Controlling occupational noise can be one of the most cost-effective yet important facets of protection that companies can provide for their employees. In the United States, every year, approximately 30 million workers are exposed to hazardous noise. Noise-induced hearing loss can be reduced or eliminated through engineering controls and hearing conservation programs. Even though hearing loss is one of the most common occupational illnesses, it is often ignored because there are no visible effects, it develops over a period of time, and with the exception of rare cases, there is no pain. Persons experience a progressive loss of communication, socialization, and response to their environment.
If you work in an industrial setting or operate loud machinery, you may experience short-term problems from too much noise, and your ears feel stuffed up, or you have temporary ringing in the ears (tinnitus.) Repeated exposures to loud noise can lead to permanent, incurable loss of hearing or tinnitus. Employers should reduce the noise exposure to below 85 dB (decibels.) Noise Reduction Rating (NRR) is a number that appears on the labels of all hearing protection products sold in the U.S. This rating equals the level of noise reduction in decibels provided by the particular type of protective equipment (earmuff, earplugs) in a laboratory setting. Since these conditions may be different from the actual working circumstance, the real work setting should have a walk-around survey, and possibly more complete evaluation to screen for noise exposure. By checking the particular areas and how long the noise exists, needs for the correct protection can be determined.

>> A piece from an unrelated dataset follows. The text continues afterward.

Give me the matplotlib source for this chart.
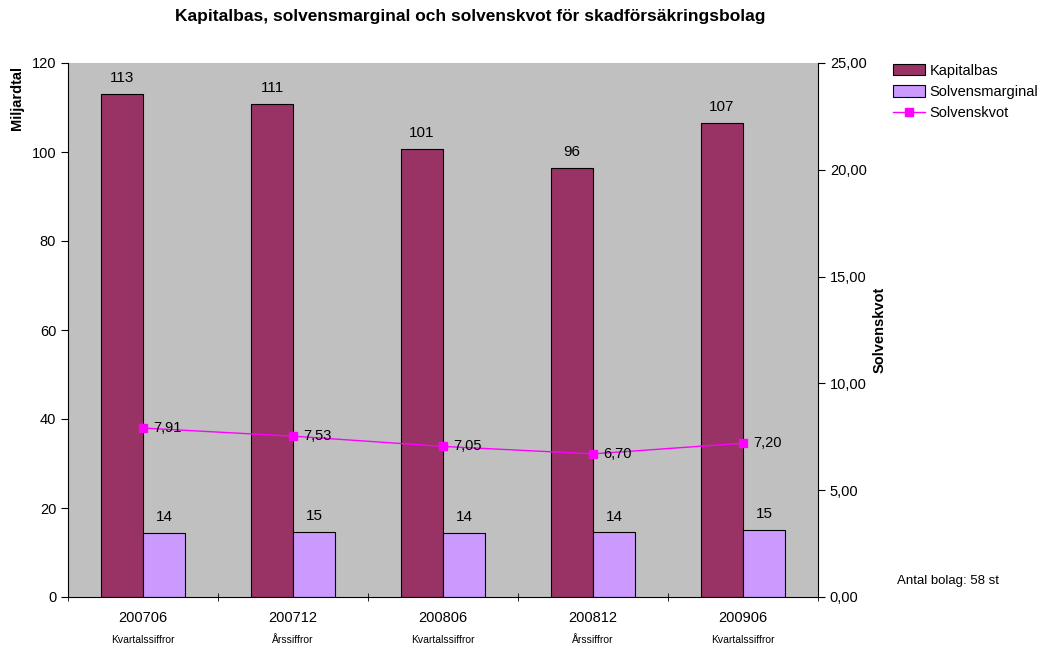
import numpy as np
import matplotlib.pyplot as plt

# Data
perioder = ["200706", "200712", "200806", "200812", "200906"]
typ = ["Kvartalssiffror", "Årssiffror", "Kvartalssiffror", "Årssiffror", "Kvartalssiffror"]
kapitalbas = [113.1, 110.8, 100.6, 96.4, 106.6]
solvensmarginal = [14.3, 14.7, 14.3, 14.5, 15.0]
solvenskvot = [7.91, 7.53, 7.05, 6.70, 7.20]

plt.rcParams["font.family"] = ["Liberation Sans", "DejaVu Sans"]

fig = plt.figure(figsize=(10.55, 6.62), dpi=100)
ax = fig.add_axes([68 / 1055, 1 - 597 / 662, 750 / 1055, 534 / 662])
ax.set_facecolor("#c0c0c0")

x = np.arange(len(perioder))
w = 0.28
b1 = ax.bar(x - w / 2, kapitalbas, w, color="#993366", edgecolor="black", linewidth=0.8, label="Kapitalbas")
b2 = ax.bar(x + w / 2, solvensmarginal, w, color="#cc99ff", edgecolor="black", linewidth=0.8, label="Solvensmarginal")

for xi, v in zip(x, kapitalbas):
    ax.text(xi - w / 2, v + 2.0, f"{v:.0f}", ha="center", va="bottom", fontsize=11)
for xi, v in zip(x, solvensmarginal):
    ax.text(xi + w / 2, v + 2.0, f"{v:.0f}", ha="center", va="bottom", fontsize=11)

ax.set_xlim(-0.5, len(perioder) - 0.5)
ax.set_ylim(0, 120)
ax.set_yticks(np.arange(0, 121, 20))
ax.set_xticks(x)
ax.set_xticklabels(perioder, fontsize=10.5)
ax.set_xticks(np.arange(-0.5, len(perioder)), minor=True)
ax.tick_params(axis="x", which="major", length=0, pad=10)
ax.tick_params(axis="x", which="minor", length=6, direction="inout")
ax.tick_params(axis="y", labelsize=10.5, length=5, direction="out")
for s in ["top", "right"]:
    ax.spines[s].set_visible(False)

fig.text(17 / 1055, 1 - 98 / 662, "Miljardtal", rotation=90, fontsize=10.5,
         fontweight="bold", ha="center", va="center")

for xi, t in zip(x, typ):
    ax.text(xi, -0.072, t, transform=ax.get_xaxis_transform(), ha="center", va="top", fontsize=7.5)

ax2 = ax.twinx()
ax2.set_ylim(0, 25)
ax2.set_yticks(np.arange(0, 25.1, 5))
ax2.set_yticklabels([f"{v:.2f}".replace(".", ",") for v in np.arange(0, 25.1, 5)])
ax2.tick_params(axis="y", labelsize=10.5, length=5, direction="out")
for s in ["top", "left", "bottom"]:
    ax2.spines[s].set_visible(False)
ln, = ax2.plot(x, solvenskvot, color="#ff00ff", linewidth=1, marker="s", markersize=6, label="Solvenskvot")
for xi, v in zip(x, solvenskvot):
    ax2.text(xi + 0.07, v, f"{v:.2f}".replace(".", ","), ha="left", va="center", fontsize=10.5)

fig.text(880 / 1055, 1 - 330 / 662, "Solvenskvot", rotation=90, fontsize=10.5,
         fontweight="bold", ha="center", va="center")

fig.legend(handles=[b1, b2, ln], loc="upper left", bbox_to_anchor=(887 / 1055, 1 - 58 / 662),
           frameon=False, fontsize=10.5, handlelength=2.2, handleheight=0.8, labelspacing=0.5,
           borderaxespad=0, handletextpad=0.3)

fig.text(897 / 1055, 1 - 581 / 662, "Antal bolag: 58 st", fontsize=9.5, va="center")
fig.suptitle("Kapitalbas, solvensmarginal och solvenskvot för skadförsäkringsbolag",
             fontsize=12.5, fontweight="bold", y=1 - 17 / 662, va="center", x=470 / 1055)

fig.savefig("out.png", dpi=100)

For factory or other environments, employees should choose options that decrease workplace noise levels. They should select hearing protection that is comfortable, convenient, and easy to put on and off as needed. Some of the choices are:
- NRR Earmuffs: completely cover the ear.
- Canal Caps: earplugs that are on a metal or plastic band that can go around the neck when taken off.
- Premolded, reusable plugs: silicone, plastic, or rubber – “one size fits all,” as well as available in various sizes.
- Expandable foam earplugs: made of formable material designed to expand and conform to the shape of each individual’s ear canal.
Employers understand the risks associated with not controlling the noise level in their business, such as:
- When employees cannot hear clearly, they may miss warnings from other workers and may be unable to avoid an accident.
- Creates stress.
- Reduces productivity.
- If the noise level is 80 dB, persons have to speak very loudly to be heard.
- If the level is between 85 and 90 dB, persons have to shout to be heard.
- If the level is above 95 dB, persons would have to move closer to hear each other at all.
For example, after a survey is done of the work environment, if the time-weighted average noise level of, say 97 dB, the worker would need earmuffs with an NRR rating of at least 16 or earplugs with an NRR rating of at least 24, based on the ratings on the packaging.
Not only can persons get hearing damage or loss from their work environment if they do not wear the proper protective gear, but young persons should pay heed to their parents’ advice to turn their music down. When our son was a teenager, we could hear him a block away from the house, because the music was so loud in his truck. I have noticed our grandson’s I-pod is so loud, I can hear the beat of the music he’s listening to with the speakers in his ears! (Evidentally, they didn’t listen to me!) Persons have been known to have hearing damage from noise levels at events such as World Cup soccer, football games, car races and other sporting venues. It’s a good idea to invest in a pair of earplugs if you plan to attend a noisy concert or any loud event.
Employers must make a decision that if there is a risk to their employees from exposure to noise, on how they can prevent or control this exposure to all sources of noise, even personal stereos. Regular hearing checkups for employees can be useful to find out if they are experiencing any loss of hearing. A unique tool, (individual dosimeter) is a personal sound noise measurement device. This system consists of a small dosimeter that is worn by employees in a shirt pocket or on the back of a hardhat. It has special earplugs or an earmuff with integrated microphones that record real-time, in-ear noise levels, with a connecting harness. An infrared reader allows safety managers to retrieve data from the dosimeter at the end of each shift or work-week and analyze the results on a personal computer. The Personal Attenuation Rating determines the effectiveness of the employee’s earplug over a range of frequencies. Then safety managers know if their employees are getting the best protection, or if they need additional training on how to fit their earplugs, or try something different.
Think about this: noise-induced hearing loss is the second most-often reported occupational injury, and hearing loss is permanent and irreversible.